MARTINA ZHENG IT IS EASIER TO IMAGINE SPACE TOURISM AND EXTRA-TERRESTRIAL EXTRACTIVISM THAN THE END OF CAPITALISM
Speculative designer Martina Zheng seeks to critically analyse the implications of outer space exploration in relation to migration, communication geography, nationhood, and power structures.
“Is This Earth. Is This Mars. This is an Emergency” is a speculative design project devised by multi-disciplinary designer Martina Zheng, with the purpose to raise awareness on the current refugee crisis.
Guided forward by José Luis de Vicente’s take on the infamous Jameson/Fisher axiom, (“It is easier to imagine space tourism and extra-terrestrial extractivism than the end of capitalism”), Zheng criticises the contemporary immigration discourses through the lens of Mars—or, more broadly—of inter-planetary colonisation.
We increasingly hear about a possible human settlement from private aerospace companies, such as SpaceX or Blue Origin, that are investing their capital into manufacturing infrastructures that would make space travel open to anyone.

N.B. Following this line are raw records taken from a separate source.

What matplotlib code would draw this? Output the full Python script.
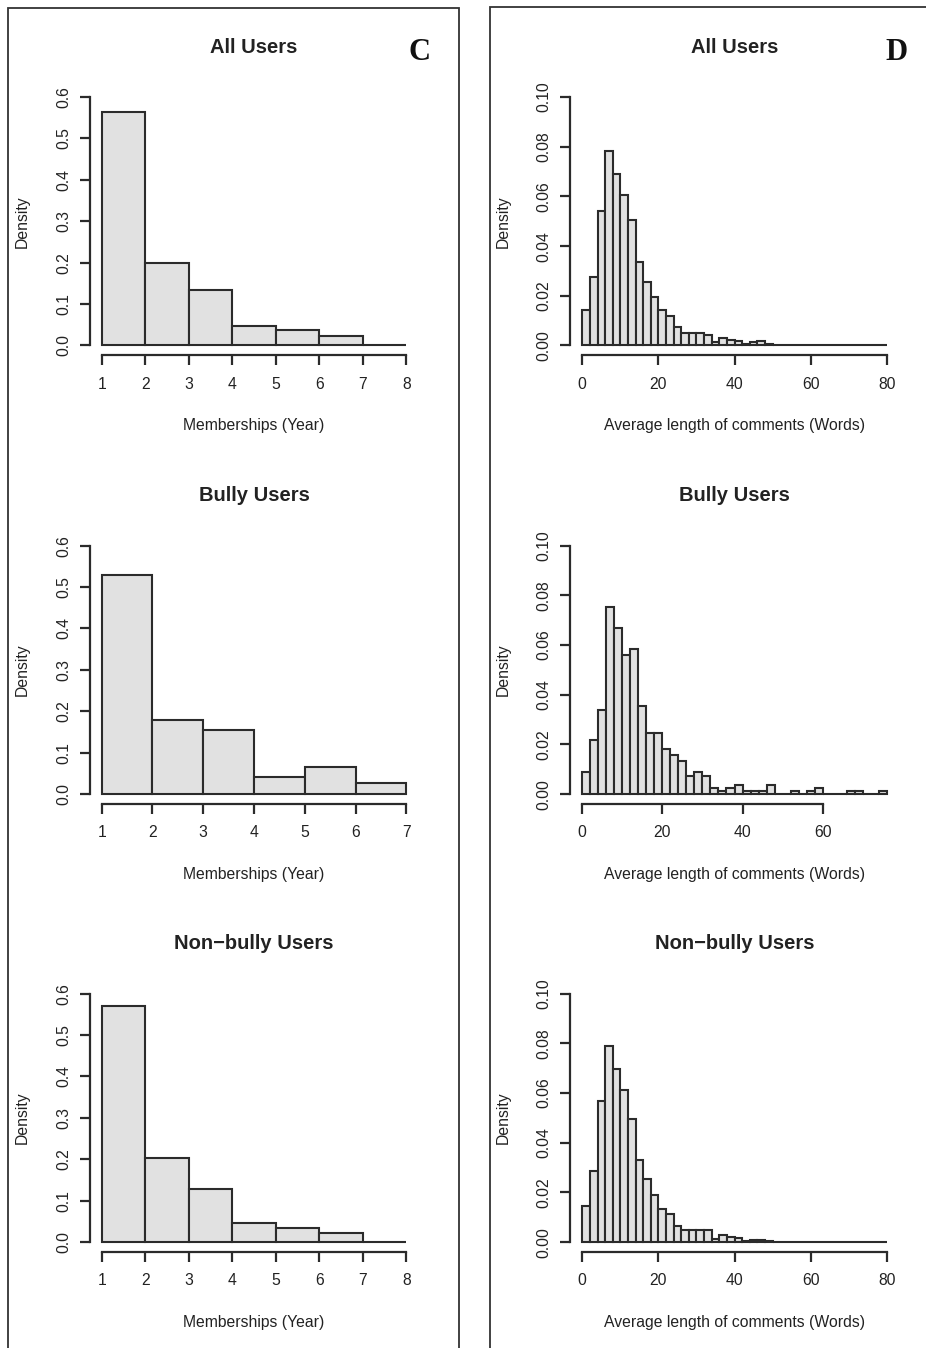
import matplotlib
matplotlib.use('Agg')
import matplotlib.pyplot as plt
from matplotlib.patches import Rectangle
import numpy as np

plt.rcParams['font.family'] = ['Liberation Sans', 'DejaVu Sans']

# membership histograms (density per 1-year bin)
memb_edges_all = [1, 2, 3, 4, 5, 6, 7, 8]
memb_all = [0.564, 0.200, 0.133, 0.046, 0.038, 0.023, 0.001]
memb_edges_bully = [1, 2, 3, 4, 5, 6, 7]
memb_bully = [0.528, 0.180, 0.154, 0.042, 0.065, 0.026]
memb_edges_non = [1, 2, 3, 4, 5, 6, 7, 8]
memb_non = [0.569, 0.202, 0.129, 0.047, 0.033, 0.021, 0.001]

# comment length histograms (density per 2-word bin)
words_all = [0.0143, 0.0277, 0.0542, 0.0784, 0.0691, 0.0606, 0.0505, 0.0335, 0.0254, 0.0197,
             0.0141, 0.0119, 0.0074, 0.0052, 0.0052, 0.0052, 0.0041, 0.0013, 0.0029, 0.0024,
             0.0019, 0.0007, 0.0012, 0.0017, 0.0005, 0.0003, 0.0002, 0.0003, 0.0001, 0.0001,
             0.0002, 0.0001, 0.0001, 0.0002, 0.0001, 0.0000, 0.0002, 0.0001, 0.0001, 0.0002]
words_bully = [0.0088, 0.0218, 0.0340, 0.0751, 0.0667, 0.0558, 0.0584, 0.0355, 0.0244, 0.0244,
               0.0182, 0.0157, 0.0135, 0.0071, 0.0087, 0.0071, 0.0025, 0.0011, 0.0024, 0.0036,
               0.0011, 0.0011, 0.0011, 0.0036, 0.0, 0.0, 0.0013, 0.0, 0.0013, 0.0025,
               0.0, 0.0, 0.0, 0.0013, 0.0013, 0.0, 0.0, 0.0013]
words_non = [0.0146, 0.0285, 0.0568, 0.0789, 0.0697, 0.0613, 0.0494, 0.0332, 0.0255, 0.0188,
             0.0132, 0.0114, 0.0063, 0.0050, 0.0050, 0.0050, 0.0047, 0.0013, 0.0027, 0.0020,
             0.0015, 0.0005, 0.0008, 0.0008, 0.0003, 0.0002, 0.0001, 0.0002, 0.0001, 0.0001,
             0.0, 0.0001, 0.0, 0.0, 0.0, 0.0, 0.0, 0.0001, 0.0001, 0.0001]

titles = ['All Users', 'Bully Users', 'Non\u2212bully Users']
memb_xticks = [[1, 2, 3, 4, 5, 6, 7, 8], [1, 2, 3, 4, 5, 6, 7], [1, 2, 3, 4, 5, 6, 7, 8]]
words_xticks = [[0, 20, 40, 60, 80], [0, 20, 40, 60], [0, 20, 40, 60, 80]]
memb_yticks = [0.0, 0.1, 0.2, 0.3, 0.4, 0.5, 0.6]
words_yticks = [0.00, 0.02, 0.04, 0.06, 0.08, 0.10]

W, H = 926, 1348
EDGE = '#2b2b2b'
FILL = '#e1e1e1'
TXT = '#222222'


def draw_hist(ax, edges, dens, xticks, yticks, yfmt, title, xlabel):
    edges = np.asarray(edges, dtype=float)
    ax.bar(edges[:-1], dens, width=np.diff(edges), align='edge',
           color=FILL, edgecolor=EDGE, linewidth=1.5)
    xr = edges[-1] - edges[0]
    ax.set_xlim(edges[0] - 0.04 * xr, edges[-1] + 0.04 * xr)
    ymax = yticks[-1]
    ax.set_ylim(-0.04 * ymax, 1.04 * ymax)
    for s in ['top', 'right']:
        ax.spines[s].set_visible(False)
    for s in ['left', 'bottom']:
        ax.spines[s].set_linewidth(1.6)
        ax.spines[s].set_color(EDGE)
    ax.spines['left'].set_bounds(yticks[0], yticks[-1])
    ax.spines['bottom'].set_bounds(xticks[0], xticks[-1])
    ax.set_xticks(xticks)
    ax.set_xticklabels([str(t) for t in xticks])
    ax.set_yticks(yticks)
    ax.set_yticklabels([yfmt.format(t) for t in yticks], rotation=90, va='center')
    ax.tick_params(length=7.2, width=1.6, color=EDGE, labelsize=11.3, labelcolor=TXT)
    ax.tick_params(axis='x', pad=8)
    ax.tick_params(axis='y', pad=6)
    ax.set_xlabel(xlabel, fontsize=11.3, color=TXT, labelpad=19)
    ax.set_ylabel('Density', fontsize=11.3, color=TXT, labelpad=19)
    ax.text(0.5, 1 + 40 / 268.3, title, transform=ax.transAxes, ha='center', va='center',
            fontsize=14.5, fontweight='bold', color=TXT)
    ax.patch.set_visible(False)


fig = plt.figure(figsize=(W / 100, H / 100), dpi=100)

row_bottoms = [355.4, 804.0, 1252.0]
ax_h = 268.3
memb_sets = [(memb_edges_all, memb_all), (memb_edges_bully, memb_bully), (memb_edges_non, memb_non)]
word_sets = [np.arange(0, 82, 2), np.arange(0, 78, 2), np.arange(0, 82, 2)]
word_vals = [words_all, words_bully, words_non]

for i in range(3):
    b = 1 - row_bottoms[i] / H
    axl = fig.add_axes([89.5 / W, b, 329.0 / W, ax_h / H])
    draw_hist(axl, memb_sets[i][0], memb_sets[i][1], memb_xticks[i], memb_yticks,
              '{:.1f}', titles[i], 'Memberships (Year)')
    axr = fig.add_axes([570.1 / W, b, 328.8 / W, ax_h / H])
    draw_hist(axr, word_sets[i], word_vals[i], words_xticks[i], words_yticks,
              '{:.2f}', titles[i], 'Average length of comments (Words)')

# panel frames
fig.add_artist(Rectangle((8 / W, -0.01), (459 - 8) / W, 1.01 - 8 / H,
                         transform=fig.transFigure, fill=False, edgecolor='#333333', linewidth=1.3))
fig.add_artist(Rectangle((490 / W, -0.01), 0.5, 1.01 - 7 / H,
                         transform=fig.transFigure, fill=False, edgecolor='#333333', linewidth=1.3))

fig.text(419 / W, 1 - 52 / H, 'C', family='Liberation Serif', fontweight='bold',
         fontsize=22, ha='center', va='center', color='#111111')
fig.text(897 / W, 1 - 53 / H, 'D', family='Liberation Serif', fontweight='bold',
         fontsize=22, ha='center', va='center', color='#111111')

plt.savefig('out.png', dpi=100)
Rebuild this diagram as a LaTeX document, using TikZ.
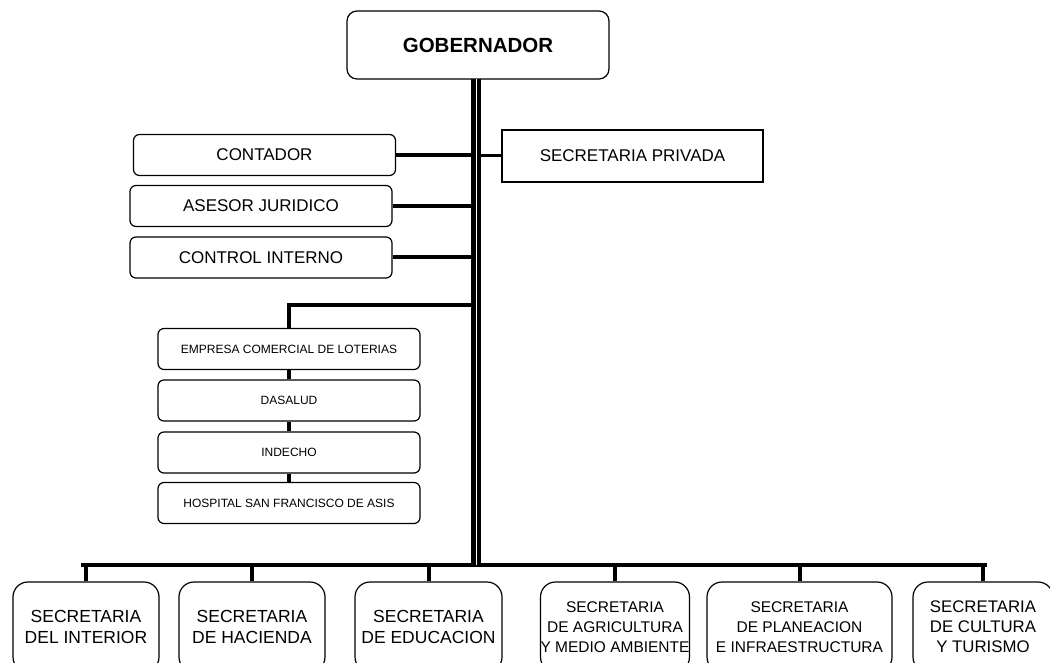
\documentclass[tikz,border=0pt]{standalone}
\usepackage{fontspec}
\setmainfont{Liberation Sans}
\usepackage{tikz}

\begin{document}
\begin{tikzpicture}[x=1pt,y=-1pt,
box/.style={draw, line width=1.2pt, rounded corners=6pt, align=center, inner sep=0pt,
    fill=white, font=\fontsize{17}{20}\selectfont},
side/.style={box, minimum width=262pt, minimum height=41pt},
unit/.style={box, minimum width=262pt, minimum height=41pt, font=\fontsize{12}{14}\selectfont},
sec/.style={box, rounded corners=15pt, minimum height=90pt, font=\fontsize{17.5}{21}\selectfont},
conn/.style={line width=4pt},
trunk/.style={double, double distance=1pt, line width=4.5pt}]
\path[use as bounding box, clip] (0,0) rectangle (1050,663);

% top
\node[box, rounded corners=10pt, minimum width=262pt, minimum height=68pt,
    font=\bfseries\fontsize{20.5}{24}\selectfont] (gob) at (478,45) {GOBERNADOR};
\coordinate (top) at (476,79);
\coordinate (barL) at (81,565);
\coordinate (barR) at (987,565);
\coordinate (br) at (476,305);

% staff
\node[side] (cont) at (264.5,155) {CONTADOR};
\node[side] (ases) at (261,206) {ASESOR JURIDICO};
\node[side] (ctrl) at (261,257.5) {CONTROL INTERNO};
\node[box, rounded corners=0pt, minimum width=261pt, minimum height=52pt] (priv) at (632.5,156) {SECRETARIA PRIVADA};

% decentralized
\node[unit] (emp) at (289,349) {EMPRESA COMERCIAL DE LOTERIAS};
\node[unit] (dasa) at (289,400.5) {DASALUD};
\node[unit] (inde) at (289,452.5) {INDECHO};
\node[unit] (hosp) at (289,503) {HOSPITAL SAN FRANCISCO DE ASIS};

% secretarias
\node[sec, minimum width=146pt] (int) at (86,627) {SECRETARIA\\DEL INTERIOR};
\node[sec, minimum width=146pt] (hac) at (252,627) {SECRETARIA\\DE HACIENDA};
\node[sec, minimum width=147pt] (edu) at (428.5,627) {SECRETARIA\\DE EDUCACION};
\node[sec, minimum width=146pt, font=\fontsize{15.5}{20}\selectfont] (agr) at (615,627) {SECRETARIA\\DE AGRICULTURA\\Y MEDIO AMBIENTE};
\node[sec, minimum width=185pt, font=\fontsize{15.5}{20}\selectfont] (pla) at (799.5,627) {SECRETARIA\\DE PLANEACION\\E INFRAESTRUCTURA};
\node[sec, minimum width=140pt, font=\fontsize{16.8}{20}\selectfont] (cul) at (983,627) {SECRETARIA\\DE CULTURA\\Y TURISMO};

% connectors
\draw[conn] (cont.east) -- (cont.east -| top);
\draw[conn] (ases.east) -- (ases.east -| top);
\draw[conn] (ctrl.east) -- (ctrl.east -| top);
\draw[line width=3pt] (priv.west) -- (priv.west -| top);
\draw[conn] (emp.north) |- (br);
\draw[conn] (emp.south) -- (dasa.north);
\draw[conn] (dasa.south) -- (inde.north);
\draw[conn] (inde.south) -- (hosp.north);
\draw[conn] (barL) -- (barR);
\foreach \s in {int,hac,edu,agr,pla,cul}
  \draw[conn] (\s.north) -- (\s.north |- barL);
\draw[trunk] (top) -- (top |- barL);
\end{tikzpicture}
\end{document}
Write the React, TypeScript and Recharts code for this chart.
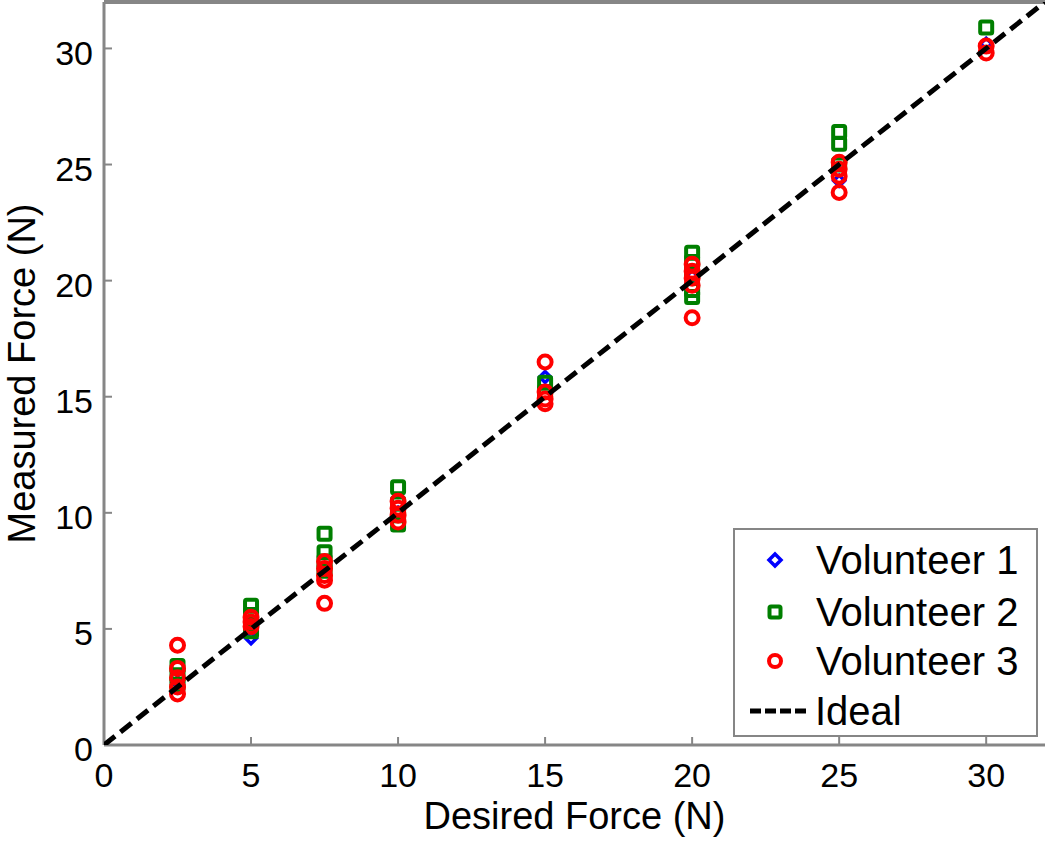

The recent crewed space launch is the first to be operated by a commercial company and marks a new era opening new scenarios on the rights, economics, and tourism of space.
The colonisation of Mars is becoming a reality. In its new state of being, the colonisation of Mars is also becoming the property of capitalism, with yet to come consequences that are nevertheless well known to us—those who are aware of the colonising capabilities of capitalism: resource exploitation, economic instability, repression, climate change, land degradation. A world where Earth is the present and Mars is the future is being created. While we are actually facing climate calamities on Earth, the red planet is seen as a solution that could save the human species from extinction. If that is the case, we are all going to be refugees at some point.
Zheng’s intention is to create empathy through fiction, to put the viewer as protagonist of this makeshift narrative and ask themselves: what if this was me? The spacesuit—made of objects handed out to refugees today (tents, life jackets, emergency blankets, and water)—is a reminder that the refugee crisis is happening now and that it concerns everyone. This is a call to end the strict and severe immigration policies that are affecting millions of refugees and a call to recognise climate refugees.
Along the same lines of speculative exercise, Martina Zheng’s “Martian Republic Union Passport” tackles the bureaucratic dimension of inter-planetary capitalism.
This fictitious form of identification exists in a parallel world, where Mars is the present and Earth is the future. As a piece of speculative design, the passport is in fact an invitation to reconsider the privileges of someone who is in the possession of something so banal such a passport. Zheng aims therefore to re-centre the dominant discourse on those who are not in possession of such bureaucratic platitudes, and to reflect upon the contemporary meanings of borders and border-crossings.
We are used to picture geographical boundaries as lines on a map, as walls and fences in real life. While these are indeed material manifestations of borders, Zheng reminds us that, in its most essential form, the border remains an obstacle that has become so normalised and widely-accepted that it can also be present in less violent forms and shapes. The foremost obstacle of moving from one nation to another often starts with passports and visas. With bureaucratic hurdles that are of a vicious kind of symbolic violence.
Passports, therefore, do not only act as a document of identification, or as official records that grant the right to move from one place to another; a passport is also an object that makes up a state in its most basic, conceptual dimension. What kind of nation-state would Mars be, if it were to be one? Although worlds might be reversed in the foreseeable future, the stake remains the same:
How is colonising Earth different from colonising Mars?
Who benefits from the colonisation of Earth?
Who gets to go to Earth?
By reversing the questions and analysing them from this perspective, we become increasingly aware of how romanticised the discourse pertaining to the colonisation of Mars has always been. As subjects who critically tackle normative understandings, we come to the realisation that planetary exploration needs to be approached with a pluralistic as well as critical methodology. Finally, onto this conceptual background, can we then reimagine our present systems and practices through fiction and world building?
Martina Zheng is a multi-disciplinary designer based in London. Her work critically engages with social, cultural, and political issues. She is currently analysing the implications of outer space exploration in relation to communication geography, nationhood, and power structures. Martina employs speculative design as a mean to imagine alternative presents.